(Rows from a dataset of charts and code)
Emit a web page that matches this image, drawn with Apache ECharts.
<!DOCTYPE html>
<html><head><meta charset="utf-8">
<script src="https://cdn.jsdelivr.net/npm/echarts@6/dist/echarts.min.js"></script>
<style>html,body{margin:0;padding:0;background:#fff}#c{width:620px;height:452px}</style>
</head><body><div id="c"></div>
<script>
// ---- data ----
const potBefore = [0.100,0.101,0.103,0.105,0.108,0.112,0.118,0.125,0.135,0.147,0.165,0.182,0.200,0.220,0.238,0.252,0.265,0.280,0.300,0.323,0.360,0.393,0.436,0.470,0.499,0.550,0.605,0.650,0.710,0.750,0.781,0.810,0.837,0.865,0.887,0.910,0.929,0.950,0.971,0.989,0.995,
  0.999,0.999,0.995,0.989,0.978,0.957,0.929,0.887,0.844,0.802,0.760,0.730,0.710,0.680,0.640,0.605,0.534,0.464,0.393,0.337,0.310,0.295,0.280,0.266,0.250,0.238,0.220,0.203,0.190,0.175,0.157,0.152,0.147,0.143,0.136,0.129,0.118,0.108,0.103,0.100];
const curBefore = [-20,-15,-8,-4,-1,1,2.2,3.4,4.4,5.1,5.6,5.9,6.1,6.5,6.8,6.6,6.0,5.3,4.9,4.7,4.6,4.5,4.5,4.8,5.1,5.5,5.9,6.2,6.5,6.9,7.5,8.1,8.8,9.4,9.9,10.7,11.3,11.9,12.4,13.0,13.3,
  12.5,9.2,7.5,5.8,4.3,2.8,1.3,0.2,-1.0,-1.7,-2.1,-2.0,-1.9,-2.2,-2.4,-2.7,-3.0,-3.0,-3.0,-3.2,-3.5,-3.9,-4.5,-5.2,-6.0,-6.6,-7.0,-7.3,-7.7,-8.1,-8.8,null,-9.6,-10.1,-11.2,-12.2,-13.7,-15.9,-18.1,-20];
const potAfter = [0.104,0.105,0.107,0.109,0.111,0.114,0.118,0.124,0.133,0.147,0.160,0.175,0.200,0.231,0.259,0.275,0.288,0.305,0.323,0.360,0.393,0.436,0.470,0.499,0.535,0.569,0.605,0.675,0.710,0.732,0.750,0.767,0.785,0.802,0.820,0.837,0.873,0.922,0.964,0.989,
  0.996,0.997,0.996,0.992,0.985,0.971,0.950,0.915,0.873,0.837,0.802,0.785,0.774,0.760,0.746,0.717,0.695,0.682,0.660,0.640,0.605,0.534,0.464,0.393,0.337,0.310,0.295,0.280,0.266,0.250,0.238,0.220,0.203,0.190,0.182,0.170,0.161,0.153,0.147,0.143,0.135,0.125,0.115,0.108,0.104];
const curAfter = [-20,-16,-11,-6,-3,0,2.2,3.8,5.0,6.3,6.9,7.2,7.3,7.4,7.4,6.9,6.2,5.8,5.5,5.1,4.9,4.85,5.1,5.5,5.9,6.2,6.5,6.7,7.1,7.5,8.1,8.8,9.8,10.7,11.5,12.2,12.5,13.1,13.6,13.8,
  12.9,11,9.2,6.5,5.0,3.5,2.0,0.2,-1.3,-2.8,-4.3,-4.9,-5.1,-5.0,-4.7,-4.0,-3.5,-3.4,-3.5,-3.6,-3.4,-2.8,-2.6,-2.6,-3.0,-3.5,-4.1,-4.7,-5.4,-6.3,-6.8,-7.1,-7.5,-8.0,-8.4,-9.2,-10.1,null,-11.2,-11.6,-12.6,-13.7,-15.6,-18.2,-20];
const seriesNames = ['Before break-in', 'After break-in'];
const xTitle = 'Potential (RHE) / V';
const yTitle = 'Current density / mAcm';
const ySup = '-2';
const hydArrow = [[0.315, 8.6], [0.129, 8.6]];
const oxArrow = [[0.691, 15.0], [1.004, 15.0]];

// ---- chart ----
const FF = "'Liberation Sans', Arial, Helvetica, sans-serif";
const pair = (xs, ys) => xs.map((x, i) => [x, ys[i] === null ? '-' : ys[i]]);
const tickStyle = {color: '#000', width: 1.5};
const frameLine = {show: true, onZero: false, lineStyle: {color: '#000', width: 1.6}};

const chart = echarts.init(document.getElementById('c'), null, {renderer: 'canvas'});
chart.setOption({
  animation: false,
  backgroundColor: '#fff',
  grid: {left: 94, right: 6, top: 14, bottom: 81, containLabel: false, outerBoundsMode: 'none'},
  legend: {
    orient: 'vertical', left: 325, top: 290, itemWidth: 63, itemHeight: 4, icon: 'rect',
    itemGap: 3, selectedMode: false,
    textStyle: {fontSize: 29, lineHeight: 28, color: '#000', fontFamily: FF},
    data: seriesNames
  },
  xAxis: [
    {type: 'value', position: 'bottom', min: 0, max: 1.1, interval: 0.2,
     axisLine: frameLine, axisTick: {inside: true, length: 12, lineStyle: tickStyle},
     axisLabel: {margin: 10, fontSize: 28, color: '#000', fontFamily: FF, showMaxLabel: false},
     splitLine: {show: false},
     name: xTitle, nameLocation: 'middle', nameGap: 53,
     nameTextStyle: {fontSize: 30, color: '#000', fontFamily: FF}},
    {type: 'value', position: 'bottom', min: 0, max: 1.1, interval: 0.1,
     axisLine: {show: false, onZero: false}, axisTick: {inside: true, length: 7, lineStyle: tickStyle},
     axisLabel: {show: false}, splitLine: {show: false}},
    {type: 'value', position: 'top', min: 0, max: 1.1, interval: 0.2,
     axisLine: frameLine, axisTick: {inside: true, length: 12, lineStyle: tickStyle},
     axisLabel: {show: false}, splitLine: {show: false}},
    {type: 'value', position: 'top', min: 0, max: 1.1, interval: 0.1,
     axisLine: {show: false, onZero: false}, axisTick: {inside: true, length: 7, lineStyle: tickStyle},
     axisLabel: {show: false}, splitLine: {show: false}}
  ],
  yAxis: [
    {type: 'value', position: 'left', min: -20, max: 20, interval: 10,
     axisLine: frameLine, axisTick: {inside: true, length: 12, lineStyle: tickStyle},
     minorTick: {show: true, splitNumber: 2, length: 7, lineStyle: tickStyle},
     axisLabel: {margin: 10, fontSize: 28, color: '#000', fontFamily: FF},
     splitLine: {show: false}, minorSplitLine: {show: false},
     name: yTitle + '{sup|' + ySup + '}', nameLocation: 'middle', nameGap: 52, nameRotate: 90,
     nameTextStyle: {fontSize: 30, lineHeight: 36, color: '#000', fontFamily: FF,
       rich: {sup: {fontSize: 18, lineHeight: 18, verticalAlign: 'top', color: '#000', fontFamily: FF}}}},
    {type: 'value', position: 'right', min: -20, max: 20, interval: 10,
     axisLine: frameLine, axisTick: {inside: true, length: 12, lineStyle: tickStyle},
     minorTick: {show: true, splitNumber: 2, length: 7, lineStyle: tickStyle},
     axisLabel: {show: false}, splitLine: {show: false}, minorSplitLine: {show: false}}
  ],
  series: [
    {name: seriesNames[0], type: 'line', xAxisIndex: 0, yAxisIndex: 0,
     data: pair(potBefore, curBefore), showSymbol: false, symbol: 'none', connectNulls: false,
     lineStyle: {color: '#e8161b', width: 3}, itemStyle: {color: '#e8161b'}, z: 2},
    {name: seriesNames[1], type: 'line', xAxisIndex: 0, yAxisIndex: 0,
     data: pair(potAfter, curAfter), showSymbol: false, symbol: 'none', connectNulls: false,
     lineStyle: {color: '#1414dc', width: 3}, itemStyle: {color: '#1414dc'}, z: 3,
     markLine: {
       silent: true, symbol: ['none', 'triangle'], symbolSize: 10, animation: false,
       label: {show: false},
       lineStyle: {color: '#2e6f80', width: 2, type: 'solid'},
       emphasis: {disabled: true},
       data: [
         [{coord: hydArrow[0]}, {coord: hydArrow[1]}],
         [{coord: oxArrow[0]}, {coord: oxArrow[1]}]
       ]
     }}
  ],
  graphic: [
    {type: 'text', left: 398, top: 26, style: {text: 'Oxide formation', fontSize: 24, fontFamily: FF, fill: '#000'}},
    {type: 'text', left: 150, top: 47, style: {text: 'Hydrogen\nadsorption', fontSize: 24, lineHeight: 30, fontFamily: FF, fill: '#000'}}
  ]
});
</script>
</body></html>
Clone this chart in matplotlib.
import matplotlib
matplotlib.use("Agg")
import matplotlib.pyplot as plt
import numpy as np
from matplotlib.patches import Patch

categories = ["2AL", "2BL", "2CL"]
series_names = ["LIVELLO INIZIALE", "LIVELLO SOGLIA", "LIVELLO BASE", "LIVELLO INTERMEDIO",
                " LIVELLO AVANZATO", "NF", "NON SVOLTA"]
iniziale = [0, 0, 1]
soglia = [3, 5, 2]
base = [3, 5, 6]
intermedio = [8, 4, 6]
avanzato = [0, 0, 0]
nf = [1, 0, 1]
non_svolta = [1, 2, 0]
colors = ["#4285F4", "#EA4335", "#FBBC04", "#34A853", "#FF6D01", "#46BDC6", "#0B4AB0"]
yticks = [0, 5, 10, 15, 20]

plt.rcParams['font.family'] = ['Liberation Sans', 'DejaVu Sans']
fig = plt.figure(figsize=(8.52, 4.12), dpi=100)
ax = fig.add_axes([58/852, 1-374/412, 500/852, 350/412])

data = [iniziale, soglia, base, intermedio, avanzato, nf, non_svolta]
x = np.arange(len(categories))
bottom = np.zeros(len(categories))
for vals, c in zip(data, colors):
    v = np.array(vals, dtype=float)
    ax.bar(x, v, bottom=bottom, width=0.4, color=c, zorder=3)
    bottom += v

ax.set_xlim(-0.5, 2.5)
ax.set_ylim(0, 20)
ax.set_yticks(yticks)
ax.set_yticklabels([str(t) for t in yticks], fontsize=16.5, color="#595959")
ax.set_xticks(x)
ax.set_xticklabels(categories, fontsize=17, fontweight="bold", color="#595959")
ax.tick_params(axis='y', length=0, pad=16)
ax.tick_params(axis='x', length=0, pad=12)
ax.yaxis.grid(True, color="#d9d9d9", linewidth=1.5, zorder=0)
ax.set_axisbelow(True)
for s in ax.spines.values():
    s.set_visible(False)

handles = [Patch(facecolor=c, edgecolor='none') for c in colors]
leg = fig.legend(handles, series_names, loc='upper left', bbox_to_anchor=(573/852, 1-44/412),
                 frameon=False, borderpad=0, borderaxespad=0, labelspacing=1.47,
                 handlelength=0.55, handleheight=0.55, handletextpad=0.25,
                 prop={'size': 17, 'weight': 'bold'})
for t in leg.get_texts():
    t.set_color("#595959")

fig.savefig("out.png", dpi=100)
* * *
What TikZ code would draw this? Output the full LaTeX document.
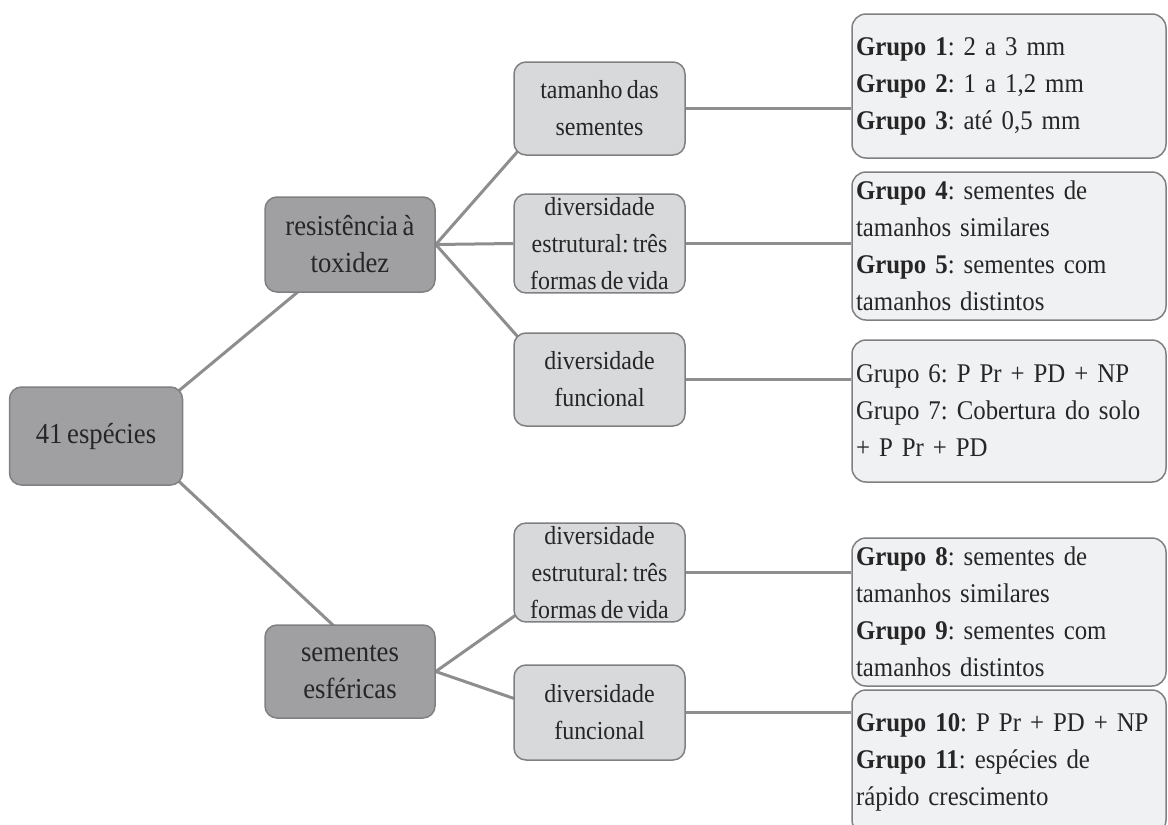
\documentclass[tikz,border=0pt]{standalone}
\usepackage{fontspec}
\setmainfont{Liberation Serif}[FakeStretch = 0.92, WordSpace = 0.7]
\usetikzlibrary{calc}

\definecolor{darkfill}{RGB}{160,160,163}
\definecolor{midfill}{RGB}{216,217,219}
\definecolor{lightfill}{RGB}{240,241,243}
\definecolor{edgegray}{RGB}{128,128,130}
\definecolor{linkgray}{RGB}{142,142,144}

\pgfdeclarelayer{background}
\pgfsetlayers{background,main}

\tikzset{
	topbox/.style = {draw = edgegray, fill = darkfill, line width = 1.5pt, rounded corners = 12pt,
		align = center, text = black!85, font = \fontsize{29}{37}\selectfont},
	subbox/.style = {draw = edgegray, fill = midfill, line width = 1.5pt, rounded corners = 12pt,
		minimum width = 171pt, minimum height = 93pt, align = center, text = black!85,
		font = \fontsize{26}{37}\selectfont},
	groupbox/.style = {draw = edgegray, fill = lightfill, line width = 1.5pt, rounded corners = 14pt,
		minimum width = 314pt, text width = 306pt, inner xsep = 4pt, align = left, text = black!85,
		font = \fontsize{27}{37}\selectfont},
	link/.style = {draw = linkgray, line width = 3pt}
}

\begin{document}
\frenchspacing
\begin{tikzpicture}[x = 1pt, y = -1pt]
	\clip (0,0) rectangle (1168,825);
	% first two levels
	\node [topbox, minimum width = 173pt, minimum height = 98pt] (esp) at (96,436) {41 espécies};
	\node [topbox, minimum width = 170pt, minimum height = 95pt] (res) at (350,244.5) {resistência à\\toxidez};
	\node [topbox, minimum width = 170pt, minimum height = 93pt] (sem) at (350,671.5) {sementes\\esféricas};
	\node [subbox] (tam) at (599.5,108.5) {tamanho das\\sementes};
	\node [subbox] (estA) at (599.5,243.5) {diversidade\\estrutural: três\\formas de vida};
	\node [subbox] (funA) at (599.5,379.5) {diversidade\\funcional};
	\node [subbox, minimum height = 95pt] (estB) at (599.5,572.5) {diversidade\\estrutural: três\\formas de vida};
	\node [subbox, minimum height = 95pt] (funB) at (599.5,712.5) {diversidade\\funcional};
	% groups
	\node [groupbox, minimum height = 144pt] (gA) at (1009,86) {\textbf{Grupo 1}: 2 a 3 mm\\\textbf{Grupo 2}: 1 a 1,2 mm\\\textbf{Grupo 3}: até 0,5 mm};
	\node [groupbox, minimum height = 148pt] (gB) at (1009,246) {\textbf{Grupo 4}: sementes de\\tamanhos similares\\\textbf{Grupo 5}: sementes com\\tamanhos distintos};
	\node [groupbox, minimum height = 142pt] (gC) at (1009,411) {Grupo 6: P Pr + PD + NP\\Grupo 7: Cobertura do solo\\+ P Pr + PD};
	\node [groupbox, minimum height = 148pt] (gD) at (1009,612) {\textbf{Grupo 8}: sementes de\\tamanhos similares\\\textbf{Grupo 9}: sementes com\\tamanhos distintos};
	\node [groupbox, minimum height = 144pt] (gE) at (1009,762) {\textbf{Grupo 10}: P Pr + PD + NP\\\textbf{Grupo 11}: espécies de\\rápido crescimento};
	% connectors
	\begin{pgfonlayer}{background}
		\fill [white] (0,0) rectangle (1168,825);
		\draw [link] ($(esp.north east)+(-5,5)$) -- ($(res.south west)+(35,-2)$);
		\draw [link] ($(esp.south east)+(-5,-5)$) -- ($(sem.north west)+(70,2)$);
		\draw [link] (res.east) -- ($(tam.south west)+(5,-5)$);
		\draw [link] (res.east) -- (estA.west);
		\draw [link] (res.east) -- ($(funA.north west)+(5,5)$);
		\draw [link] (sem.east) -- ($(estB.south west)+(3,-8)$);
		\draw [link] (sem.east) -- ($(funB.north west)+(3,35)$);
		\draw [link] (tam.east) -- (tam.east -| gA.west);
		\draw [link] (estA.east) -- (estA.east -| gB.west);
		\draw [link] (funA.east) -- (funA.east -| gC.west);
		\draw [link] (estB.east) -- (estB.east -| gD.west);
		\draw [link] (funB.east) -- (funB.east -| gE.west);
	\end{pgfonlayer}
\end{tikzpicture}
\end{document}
--
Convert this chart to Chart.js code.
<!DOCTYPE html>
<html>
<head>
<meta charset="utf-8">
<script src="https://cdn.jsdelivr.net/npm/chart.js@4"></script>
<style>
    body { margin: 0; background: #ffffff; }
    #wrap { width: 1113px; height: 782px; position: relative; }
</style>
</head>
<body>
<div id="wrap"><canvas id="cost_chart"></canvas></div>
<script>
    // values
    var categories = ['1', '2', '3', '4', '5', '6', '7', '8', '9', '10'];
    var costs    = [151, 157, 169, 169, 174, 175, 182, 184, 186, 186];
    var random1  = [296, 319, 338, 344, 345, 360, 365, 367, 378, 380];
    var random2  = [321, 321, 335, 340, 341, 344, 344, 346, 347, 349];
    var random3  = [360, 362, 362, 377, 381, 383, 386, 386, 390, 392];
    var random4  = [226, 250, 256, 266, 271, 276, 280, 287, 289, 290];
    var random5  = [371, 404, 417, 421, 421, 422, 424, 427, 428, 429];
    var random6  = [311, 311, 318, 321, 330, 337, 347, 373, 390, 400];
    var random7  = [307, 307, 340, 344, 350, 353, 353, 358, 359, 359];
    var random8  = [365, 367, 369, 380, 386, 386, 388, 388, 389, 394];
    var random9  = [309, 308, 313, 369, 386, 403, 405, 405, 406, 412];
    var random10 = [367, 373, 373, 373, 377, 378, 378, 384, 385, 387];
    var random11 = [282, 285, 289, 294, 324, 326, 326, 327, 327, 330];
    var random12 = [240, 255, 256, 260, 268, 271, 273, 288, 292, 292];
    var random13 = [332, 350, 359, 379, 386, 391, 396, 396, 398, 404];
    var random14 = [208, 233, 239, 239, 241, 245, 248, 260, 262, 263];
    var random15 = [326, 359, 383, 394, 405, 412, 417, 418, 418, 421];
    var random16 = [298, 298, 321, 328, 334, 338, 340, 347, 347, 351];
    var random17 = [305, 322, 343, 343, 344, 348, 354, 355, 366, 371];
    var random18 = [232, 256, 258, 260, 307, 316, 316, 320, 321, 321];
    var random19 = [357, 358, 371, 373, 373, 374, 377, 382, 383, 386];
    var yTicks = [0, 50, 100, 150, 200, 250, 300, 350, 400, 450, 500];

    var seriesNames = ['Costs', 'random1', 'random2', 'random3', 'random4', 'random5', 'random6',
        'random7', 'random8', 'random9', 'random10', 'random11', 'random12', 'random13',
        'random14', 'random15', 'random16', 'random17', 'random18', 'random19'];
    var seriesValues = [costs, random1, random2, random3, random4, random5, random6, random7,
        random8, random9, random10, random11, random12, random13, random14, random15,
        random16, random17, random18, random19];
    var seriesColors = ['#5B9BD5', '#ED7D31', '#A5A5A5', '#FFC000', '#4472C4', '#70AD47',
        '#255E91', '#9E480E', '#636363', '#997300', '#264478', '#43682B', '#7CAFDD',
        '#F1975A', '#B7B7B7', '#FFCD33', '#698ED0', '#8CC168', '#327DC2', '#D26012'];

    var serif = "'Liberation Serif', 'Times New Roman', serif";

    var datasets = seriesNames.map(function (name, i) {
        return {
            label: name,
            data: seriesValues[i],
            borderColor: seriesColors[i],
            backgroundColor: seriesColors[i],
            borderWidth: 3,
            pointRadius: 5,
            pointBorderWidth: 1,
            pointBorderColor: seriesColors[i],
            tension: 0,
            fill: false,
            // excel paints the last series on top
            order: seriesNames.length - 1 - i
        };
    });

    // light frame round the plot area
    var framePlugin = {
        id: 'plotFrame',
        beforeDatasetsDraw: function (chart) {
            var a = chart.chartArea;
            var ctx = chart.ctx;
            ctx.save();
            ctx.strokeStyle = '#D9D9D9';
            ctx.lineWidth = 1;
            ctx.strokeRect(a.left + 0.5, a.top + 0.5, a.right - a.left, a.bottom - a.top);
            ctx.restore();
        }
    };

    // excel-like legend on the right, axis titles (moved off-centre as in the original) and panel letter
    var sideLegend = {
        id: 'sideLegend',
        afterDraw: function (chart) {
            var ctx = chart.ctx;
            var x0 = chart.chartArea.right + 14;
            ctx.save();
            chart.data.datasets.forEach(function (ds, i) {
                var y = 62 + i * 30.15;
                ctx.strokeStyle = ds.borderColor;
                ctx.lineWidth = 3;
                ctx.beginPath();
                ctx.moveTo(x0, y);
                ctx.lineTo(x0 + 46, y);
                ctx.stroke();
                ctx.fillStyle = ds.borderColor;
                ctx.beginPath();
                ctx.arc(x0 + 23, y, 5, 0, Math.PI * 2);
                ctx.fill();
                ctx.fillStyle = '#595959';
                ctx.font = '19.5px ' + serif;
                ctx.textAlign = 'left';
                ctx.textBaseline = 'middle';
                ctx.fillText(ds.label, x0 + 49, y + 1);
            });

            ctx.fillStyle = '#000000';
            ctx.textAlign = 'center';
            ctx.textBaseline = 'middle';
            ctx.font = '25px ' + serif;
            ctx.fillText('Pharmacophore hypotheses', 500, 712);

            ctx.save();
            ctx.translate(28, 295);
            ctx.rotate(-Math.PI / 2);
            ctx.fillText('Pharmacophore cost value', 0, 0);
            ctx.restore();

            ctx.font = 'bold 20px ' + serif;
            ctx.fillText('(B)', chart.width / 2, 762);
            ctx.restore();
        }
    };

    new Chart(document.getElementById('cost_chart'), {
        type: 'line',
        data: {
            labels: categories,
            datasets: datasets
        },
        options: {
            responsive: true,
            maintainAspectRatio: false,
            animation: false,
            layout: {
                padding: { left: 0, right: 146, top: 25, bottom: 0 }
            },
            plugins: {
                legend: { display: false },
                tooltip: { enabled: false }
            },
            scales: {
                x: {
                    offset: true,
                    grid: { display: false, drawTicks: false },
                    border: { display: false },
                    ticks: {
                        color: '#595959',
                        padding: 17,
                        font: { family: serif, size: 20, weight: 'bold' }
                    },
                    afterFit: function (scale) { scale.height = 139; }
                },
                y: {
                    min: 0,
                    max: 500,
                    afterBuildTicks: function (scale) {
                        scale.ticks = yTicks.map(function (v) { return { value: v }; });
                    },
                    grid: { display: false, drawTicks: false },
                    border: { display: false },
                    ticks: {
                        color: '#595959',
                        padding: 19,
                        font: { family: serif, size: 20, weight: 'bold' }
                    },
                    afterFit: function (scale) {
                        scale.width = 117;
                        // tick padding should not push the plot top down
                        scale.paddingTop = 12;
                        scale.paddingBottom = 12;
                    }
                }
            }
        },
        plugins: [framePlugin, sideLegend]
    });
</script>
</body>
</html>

▸ To do: How many lines in the records hold the string "this"? Reply with the number alone.

▸ Complete response: 4